## Do this
Extract each line bearing the word "that".

[Charts and diagrams as code]
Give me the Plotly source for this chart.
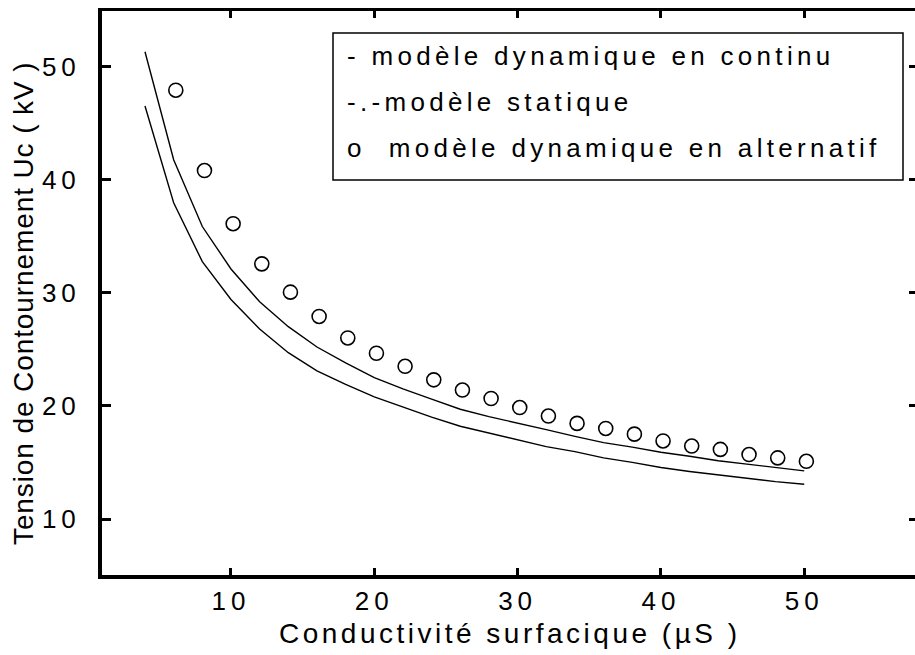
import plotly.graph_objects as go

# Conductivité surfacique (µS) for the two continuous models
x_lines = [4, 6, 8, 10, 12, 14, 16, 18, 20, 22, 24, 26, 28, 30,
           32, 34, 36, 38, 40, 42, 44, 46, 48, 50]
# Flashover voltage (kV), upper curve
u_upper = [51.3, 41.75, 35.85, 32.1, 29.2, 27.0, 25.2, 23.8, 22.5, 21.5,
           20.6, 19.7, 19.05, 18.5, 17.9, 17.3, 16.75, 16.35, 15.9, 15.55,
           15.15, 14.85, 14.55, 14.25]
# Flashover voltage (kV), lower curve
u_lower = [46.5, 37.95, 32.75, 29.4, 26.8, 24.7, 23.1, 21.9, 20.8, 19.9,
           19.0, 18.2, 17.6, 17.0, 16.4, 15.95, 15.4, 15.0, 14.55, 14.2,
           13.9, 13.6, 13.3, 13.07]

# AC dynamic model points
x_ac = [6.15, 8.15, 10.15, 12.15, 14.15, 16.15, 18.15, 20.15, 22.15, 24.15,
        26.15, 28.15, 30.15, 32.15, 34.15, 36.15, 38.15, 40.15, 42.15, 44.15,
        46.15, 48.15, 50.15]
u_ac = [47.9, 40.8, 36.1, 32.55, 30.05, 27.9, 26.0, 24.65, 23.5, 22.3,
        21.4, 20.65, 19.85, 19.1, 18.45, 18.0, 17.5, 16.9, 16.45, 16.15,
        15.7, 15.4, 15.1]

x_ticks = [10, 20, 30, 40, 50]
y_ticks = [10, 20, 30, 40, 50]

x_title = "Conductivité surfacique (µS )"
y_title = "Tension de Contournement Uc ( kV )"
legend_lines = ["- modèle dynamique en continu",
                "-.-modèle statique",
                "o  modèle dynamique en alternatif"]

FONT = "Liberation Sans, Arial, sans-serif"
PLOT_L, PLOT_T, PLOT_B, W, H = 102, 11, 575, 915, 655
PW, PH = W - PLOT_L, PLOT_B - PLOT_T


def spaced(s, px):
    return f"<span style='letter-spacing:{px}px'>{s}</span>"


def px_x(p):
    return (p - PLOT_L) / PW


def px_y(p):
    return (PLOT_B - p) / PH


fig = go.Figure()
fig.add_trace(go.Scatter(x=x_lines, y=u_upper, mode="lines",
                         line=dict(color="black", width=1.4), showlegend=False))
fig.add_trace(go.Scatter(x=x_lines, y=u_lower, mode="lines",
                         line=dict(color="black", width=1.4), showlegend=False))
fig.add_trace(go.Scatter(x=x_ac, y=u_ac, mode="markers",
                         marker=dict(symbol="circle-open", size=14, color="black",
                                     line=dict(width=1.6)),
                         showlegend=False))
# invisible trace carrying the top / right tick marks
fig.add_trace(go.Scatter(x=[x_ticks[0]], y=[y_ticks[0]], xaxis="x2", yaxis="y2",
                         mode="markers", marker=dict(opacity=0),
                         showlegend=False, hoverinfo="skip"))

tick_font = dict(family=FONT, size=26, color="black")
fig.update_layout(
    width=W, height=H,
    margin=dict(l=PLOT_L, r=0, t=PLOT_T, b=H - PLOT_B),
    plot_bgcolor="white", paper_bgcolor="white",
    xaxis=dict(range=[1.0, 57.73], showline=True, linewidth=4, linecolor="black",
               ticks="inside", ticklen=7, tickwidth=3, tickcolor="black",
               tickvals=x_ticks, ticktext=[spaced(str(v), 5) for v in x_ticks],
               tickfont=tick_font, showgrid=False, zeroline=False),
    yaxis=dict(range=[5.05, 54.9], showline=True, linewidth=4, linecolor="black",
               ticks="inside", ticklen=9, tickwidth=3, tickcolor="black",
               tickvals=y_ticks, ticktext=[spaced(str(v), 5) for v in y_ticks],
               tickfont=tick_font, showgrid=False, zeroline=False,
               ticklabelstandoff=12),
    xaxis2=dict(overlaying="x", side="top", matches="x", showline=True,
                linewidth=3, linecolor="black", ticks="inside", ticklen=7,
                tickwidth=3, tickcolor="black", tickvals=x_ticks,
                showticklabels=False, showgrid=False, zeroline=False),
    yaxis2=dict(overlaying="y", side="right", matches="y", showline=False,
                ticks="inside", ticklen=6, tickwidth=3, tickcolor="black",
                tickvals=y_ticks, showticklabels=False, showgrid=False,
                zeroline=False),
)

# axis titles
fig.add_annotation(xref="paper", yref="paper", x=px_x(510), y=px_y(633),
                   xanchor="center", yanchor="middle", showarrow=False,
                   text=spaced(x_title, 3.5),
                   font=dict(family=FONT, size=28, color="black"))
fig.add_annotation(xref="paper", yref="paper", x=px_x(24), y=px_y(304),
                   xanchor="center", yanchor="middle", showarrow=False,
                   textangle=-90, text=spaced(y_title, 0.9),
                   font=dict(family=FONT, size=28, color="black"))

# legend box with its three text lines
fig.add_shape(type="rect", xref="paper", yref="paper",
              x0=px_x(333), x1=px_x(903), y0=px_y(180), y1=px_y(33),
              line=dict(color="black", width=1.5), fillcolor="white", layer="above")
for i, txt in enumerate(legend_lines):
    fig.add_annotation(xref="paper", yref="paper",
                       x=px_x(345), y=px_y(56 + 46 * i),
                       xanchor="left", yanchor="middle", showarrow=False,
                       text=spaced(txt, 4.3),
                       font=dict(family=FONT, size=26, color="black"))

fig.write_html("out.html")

--

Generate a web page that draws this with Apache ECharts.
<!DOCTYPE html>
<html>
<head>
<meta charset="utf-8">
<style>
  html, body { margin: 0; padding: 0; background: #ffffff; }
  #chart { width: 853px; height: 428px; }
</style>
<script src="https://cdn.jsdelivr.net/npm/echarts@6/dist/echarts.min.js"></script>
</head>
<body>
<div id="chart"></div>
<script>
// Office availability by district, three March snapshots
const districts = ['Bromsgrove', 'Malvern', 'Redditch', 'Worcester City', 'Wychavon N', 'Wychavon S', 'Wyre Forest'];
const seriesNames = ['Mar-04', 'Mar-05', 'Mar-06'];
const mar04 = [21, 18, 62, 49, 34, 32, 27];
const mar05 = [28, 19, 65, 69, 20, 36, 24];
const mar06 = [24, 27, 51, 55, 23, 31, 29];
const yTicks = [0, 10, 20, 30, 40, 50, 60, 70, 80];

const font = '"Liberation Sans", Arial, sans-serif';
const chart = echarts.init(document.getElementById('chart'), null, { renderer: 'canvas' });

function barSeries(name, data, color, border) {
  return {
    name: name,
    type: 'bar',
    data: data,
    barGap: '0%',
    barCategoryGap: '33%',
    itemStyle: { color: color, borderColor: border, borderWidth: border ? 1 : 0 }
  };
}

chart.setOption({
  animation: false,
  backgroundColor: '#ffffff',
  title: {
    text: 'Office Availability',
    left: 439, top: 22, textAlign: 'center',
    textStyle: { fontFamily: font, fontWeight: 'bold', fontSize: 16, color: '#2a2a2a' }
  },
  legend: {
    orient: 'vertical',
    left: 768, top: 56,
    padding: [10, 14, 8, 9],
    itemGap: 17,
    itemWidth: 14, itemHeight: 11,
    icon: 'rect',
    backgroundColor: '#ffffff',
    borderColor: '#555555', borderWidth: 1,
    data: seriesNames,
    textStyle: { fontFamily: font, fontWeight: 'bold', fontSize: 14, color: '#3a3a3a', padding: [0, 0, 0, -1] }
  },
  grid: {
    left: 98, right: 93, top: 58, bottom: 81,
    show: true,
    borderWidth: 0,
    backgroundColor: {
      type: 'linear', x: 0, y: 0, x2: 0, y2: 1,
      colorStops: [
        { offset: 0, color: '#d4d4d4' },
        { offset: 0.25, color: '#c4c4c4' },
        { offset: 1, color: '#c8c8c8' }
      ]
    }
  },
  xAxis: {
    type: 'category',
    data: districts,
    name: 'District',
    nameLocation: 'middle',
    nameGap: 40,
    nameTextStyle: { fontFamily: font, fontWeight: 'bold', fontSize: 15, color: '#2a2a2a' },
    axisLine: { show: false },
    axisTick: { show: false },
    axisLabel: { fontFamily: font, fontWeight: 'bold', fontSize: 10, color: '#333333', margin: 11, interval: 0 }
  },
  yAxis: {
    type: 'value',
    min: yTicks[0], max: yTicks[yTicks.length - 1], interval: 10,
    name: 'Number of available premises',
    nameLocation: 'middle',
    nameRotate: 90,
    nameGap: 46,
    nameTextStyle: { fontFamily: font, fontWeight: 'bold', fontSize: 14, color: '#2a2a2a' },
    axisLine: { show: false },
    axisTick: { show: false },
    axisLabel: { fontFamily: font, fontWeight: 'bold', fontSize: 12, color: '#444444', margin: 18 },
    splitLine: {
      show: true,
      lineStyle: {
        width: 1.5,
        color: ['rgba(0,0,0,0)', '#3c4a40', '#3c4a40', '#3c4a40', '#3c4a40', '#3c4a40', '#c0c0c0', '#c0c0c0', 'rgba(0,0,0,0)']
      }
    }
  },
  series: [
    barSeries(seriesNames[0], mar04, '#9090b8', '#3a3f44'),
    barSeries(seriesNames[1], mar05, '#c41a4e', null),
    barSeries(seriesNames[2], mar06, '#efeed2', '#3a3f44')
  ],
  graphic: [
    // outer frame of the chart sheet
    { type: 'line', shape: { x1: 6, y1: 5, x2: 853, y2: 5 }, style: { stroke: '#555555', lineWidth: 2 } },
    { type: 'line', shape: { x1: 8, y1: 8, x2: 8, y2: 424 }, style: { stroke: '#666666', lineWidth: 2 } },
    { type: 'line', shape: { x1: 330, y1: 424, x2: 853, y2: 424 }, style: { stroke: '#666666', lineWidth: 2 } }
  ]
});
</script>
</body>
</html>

==

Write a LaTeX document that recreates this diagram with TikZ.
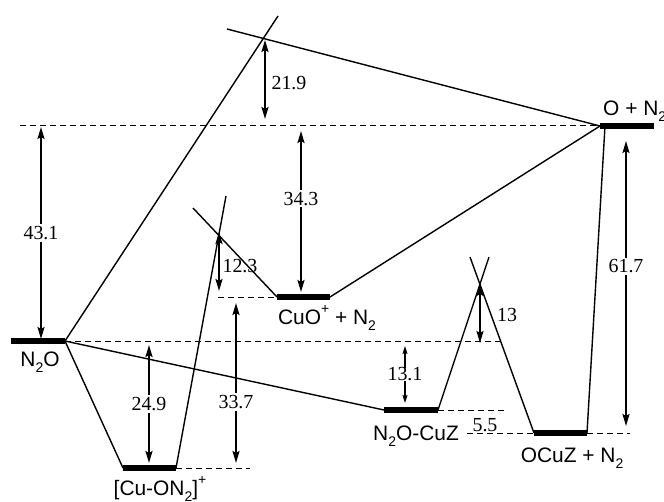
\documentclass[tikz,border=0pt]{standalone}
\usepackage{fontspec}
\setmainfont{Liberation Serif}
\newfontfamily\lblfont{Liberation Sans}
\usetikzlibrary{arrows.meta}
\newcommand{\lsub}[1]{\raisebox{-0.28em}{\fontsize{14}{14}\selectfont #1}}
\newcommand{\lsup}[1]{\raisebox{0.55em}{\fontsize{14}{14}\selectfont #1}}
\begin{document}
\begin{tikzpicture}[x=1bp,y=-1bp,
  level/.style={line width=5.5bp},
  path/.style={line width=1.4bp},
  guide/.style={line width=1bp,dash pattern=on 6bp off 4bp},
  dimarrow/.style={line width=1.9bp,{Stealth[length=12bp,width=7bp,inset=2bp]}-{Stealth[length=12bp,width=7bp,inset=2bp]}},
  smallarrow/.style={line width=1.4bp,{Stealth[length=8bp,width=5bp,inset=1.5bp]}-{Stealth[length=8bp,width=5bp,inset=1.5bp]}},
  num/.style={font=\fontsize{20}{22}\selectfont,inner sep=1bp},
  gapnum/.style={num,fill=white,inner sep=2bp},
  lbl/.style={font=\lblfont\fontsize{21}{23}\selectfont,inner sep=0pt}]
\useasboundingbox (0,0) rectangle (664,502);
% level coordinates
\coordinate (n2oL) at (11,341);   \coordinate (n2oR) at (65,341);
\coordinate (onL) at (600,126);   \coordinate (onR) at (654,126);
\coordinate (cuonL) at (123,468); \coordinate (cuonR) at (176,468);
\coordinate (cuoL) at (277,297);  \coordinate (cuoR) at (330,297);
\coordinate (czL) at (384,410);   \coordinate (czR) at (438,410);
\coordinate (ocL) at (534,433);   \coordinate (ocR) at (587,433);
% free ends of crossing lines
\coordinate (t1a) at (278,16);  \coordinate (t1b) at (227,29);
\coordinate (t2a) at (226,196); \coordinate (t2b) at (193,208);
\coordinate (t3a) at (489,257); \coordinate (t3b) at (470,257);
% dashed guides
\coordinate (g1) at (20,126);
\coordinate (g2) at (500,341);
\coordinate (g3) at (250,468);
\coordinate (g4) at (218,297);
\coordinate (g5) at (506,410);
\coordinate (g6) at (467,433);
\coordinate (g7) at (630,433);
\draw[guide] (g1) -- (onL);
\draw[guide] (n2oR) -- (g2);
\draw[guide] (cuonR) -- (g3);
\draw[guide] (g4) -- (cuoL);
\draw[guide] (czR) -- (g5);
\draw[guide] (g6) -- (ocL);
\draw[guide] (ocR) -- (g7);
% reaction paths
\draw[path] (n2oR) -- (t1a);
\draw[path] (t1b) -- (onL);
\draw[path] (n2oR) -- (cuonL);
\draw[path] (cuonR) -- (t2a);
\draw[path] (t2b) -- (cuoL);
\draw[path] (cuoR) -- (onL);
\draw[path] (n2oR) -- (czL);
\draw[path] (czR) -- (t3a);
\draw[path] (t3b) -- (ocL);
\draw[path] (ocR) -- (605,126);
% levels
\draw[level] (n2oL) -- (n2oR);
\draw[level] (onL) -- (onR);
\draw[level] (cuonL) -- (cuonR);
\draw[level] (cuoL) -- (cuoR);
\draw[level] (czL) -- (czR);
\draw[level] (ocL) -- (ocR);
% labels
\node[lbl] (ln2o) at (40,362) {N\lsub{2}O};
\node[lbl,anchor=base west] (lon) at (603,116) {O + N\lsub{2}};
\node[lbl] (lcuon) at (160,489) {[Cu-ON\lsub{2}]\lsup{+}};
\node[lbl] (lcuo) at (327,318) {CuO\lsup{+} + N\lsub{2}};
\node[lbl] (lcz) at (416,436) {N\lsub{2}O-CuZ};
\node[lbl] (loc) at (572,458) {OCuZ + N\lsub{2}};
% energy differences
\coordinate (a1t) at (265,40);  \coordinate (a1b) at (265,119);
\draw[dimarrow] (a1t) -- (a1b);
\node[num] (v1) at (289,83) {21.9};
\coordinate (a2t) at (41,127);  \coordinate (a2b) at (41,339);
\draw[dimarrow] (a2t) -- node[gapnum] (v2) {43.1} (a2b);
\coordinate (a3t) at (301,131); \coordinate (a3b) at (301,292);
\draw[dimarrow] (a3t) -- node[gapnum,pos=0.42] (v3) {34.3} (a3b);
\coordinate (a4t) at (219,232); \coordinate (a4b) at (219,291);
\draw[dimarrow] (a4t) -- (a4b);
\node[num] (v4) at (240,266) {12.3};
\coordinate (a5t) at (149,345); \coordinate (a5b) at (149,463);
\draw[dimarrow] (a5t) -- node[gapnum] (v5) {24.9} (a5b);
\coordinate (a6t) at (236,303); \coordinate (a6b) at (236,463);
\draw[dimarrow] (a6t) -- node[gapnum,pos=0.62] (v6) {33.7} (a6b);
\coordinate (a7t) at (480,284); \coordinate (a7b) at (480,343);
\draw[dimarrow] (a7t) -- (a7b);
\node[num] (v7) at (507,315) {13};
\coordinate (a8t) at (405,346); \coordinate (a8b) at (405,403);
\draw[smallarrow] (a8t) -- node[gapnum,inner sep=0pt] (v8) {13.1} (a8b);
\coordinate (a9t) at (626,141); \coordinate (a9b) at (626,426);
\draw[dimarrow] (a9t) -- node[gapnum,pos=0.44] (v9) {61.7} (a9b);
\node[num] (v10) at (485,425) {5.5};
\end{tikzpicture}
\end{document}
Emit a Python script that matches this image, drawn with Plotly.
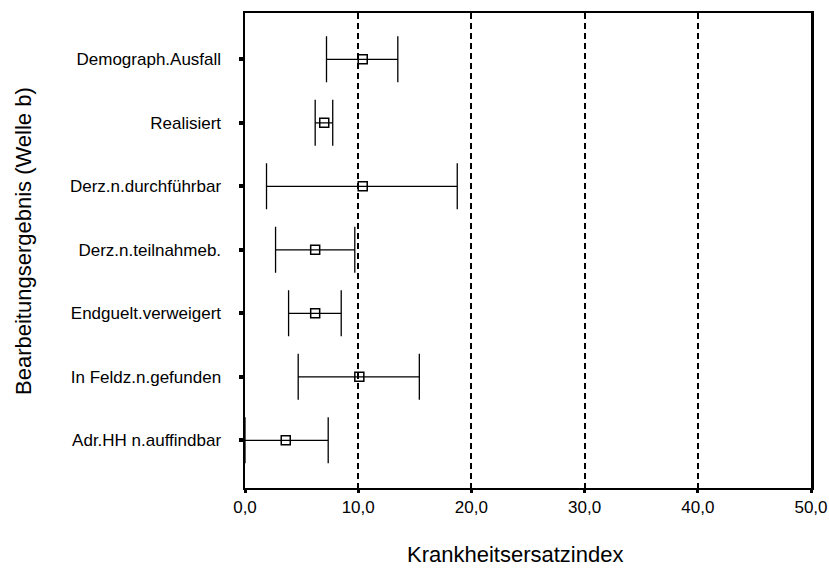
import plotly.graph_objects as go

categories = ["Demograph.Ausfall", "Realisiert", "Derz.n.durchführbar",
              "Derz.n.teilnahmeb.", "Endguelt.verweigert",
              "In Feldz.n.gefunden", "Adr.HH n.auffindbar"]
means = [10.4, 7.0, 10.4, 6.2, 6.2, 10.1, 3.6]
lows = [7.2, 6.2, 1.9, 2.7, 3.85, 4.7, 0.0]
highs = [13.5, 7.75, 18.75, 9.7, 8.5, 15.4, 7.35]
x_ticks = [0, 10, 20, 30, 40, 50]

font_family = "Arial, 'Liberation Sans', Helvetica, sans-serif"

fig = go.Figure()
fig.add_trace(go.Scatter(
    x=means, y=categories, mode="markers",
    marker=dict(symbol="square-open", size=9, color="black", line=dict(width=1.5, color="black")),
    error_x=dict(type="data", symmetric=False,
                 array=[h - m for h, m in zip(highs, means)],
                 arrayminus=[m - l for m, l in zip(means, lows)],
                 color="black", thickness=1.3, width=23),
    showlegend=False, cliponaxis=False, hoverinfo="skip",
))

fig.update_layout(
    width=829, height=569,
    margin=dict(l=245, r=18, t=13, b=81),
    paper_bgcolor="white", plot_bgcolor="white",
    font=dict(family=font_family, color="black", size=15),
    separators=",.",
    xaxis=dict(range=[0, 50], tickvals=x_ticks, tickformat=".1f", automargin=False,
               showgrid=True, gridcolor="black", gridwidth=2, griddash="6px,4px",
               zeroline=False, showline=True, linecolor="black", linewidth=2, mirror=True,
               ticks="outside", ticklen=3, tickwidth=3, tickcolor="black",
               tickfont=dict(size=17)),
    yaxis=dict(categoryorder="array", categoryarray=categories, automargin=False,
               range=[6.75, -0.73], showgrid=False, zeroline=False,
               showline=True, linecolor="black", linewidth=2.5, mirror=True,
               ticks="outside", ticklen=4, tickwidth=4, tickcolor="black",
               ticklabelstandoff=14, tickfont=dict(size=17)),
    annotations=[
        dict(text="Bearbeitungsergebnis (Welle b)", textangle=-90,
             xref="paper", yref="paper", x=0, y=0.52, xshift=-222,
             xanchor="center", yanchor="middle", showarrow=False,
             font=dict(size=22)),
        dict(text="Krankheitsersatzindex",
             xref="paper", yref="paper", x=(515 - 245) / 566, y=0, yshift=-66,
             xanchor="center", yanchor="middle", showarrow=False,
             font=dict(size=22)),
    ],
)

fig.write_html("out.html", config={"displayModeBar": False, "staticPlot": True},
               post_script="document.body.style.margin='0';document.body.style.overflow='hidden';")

## Answer to the exercise
Generate a web page that draws this with Apache ECharts.
Write a LaTeX document that recreates this diagram with TikZ.
Emit a Python script that matches this image, drawn with Plotly.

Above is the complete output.